WHAT TO PRODUCE - Only the span from the line containing "Write a Python" down to the line containing "from matplotlib.patches import Rectangle" is to be printed, exactly and inclusively, with pictures omitted.

DATA SUPPLIED -
* Begin *
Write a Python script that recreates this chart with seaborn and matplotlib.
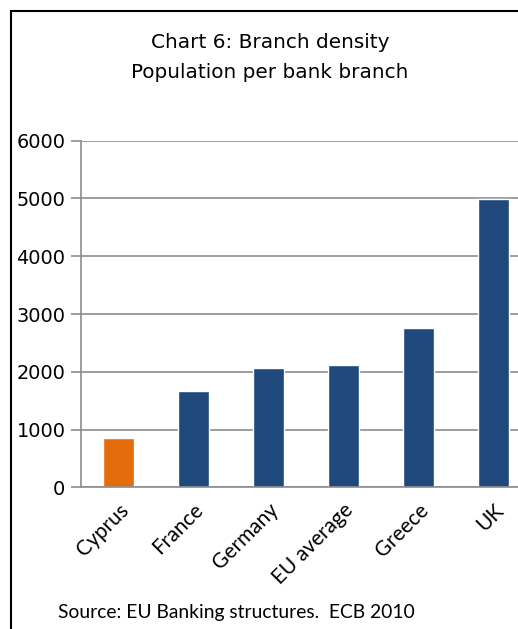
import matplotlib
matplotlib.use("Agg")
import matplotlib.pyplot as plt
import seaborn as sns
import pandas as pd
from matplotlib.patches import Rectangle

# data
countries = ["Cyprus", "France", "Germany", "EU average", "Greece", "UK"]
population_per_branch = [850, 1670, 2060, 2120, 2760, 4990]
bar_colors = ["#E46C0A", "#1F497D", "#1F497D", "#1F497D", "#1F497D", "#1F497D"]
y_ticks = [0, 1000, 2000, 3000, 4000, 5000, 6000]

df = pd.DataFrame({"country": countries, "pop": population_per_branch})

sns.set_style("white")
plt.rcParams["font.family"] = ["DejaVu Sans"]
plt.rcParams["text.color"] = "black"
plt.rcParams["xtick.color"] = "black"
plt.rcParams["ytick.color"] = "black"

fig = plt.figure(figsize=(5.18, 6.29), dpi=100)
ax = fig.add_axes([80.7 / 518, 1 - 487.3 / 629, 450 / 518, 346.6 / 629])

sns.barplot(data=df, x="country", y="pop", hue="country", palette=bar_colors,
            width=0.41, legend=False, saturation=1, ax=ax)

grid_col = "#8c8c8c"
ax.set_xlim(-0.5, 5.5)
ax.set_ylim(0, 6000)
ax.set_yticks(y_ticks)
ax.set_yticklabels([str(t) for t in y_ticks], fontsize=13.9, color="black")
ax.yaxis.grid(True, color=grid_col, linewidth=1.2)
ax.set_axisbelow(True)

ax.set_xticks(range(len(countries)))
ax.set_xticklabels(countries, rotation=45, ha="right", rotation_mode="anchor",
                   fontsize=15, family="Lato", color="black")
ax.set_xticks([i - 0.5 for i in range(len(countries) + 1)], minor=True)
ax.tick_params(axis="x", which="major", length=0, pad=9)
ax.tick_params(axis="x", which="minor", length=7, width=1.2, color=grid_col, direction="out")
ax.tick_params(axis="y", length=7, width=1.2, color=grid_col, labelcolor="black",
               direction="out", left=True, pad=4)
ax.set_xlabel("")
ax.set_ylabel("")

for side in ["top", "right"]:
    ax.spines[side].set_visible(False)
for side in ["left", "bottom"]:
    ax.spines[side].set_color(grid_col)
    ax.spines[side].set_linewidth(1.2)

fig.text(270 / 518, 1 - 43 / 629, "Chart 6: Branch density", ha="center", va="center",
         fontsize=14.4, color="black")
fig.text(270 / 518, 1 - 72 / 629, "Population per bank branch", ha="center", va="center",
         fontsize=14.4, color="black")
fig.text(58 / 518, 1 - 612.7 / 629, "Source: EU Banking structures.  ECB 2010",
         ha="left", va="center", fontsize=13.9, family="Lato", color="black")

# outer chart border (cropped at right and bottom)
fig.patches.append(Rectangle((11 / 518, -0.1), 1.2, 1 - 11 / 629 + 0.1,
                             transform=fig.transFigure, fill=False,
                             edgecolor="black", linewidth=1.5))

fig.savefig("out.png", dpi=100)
* End *
* Begin *
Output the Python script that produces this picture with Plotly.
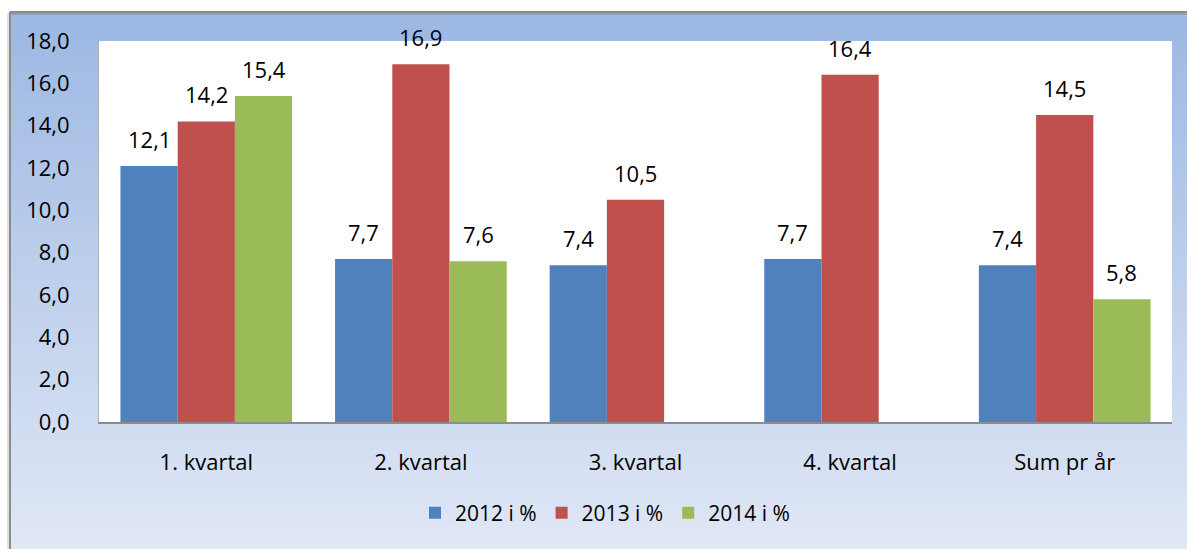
* End *
WRITTEN SOLUTION -
Write a Python script that recreates this chart with seaborn and matplotlib.
import matplotlib
matplotlib.use("Agg")
import matplotlib.pyplot as plt
import seaborn as sns
import pandas as pd
from matplotlib.patches import Rectangle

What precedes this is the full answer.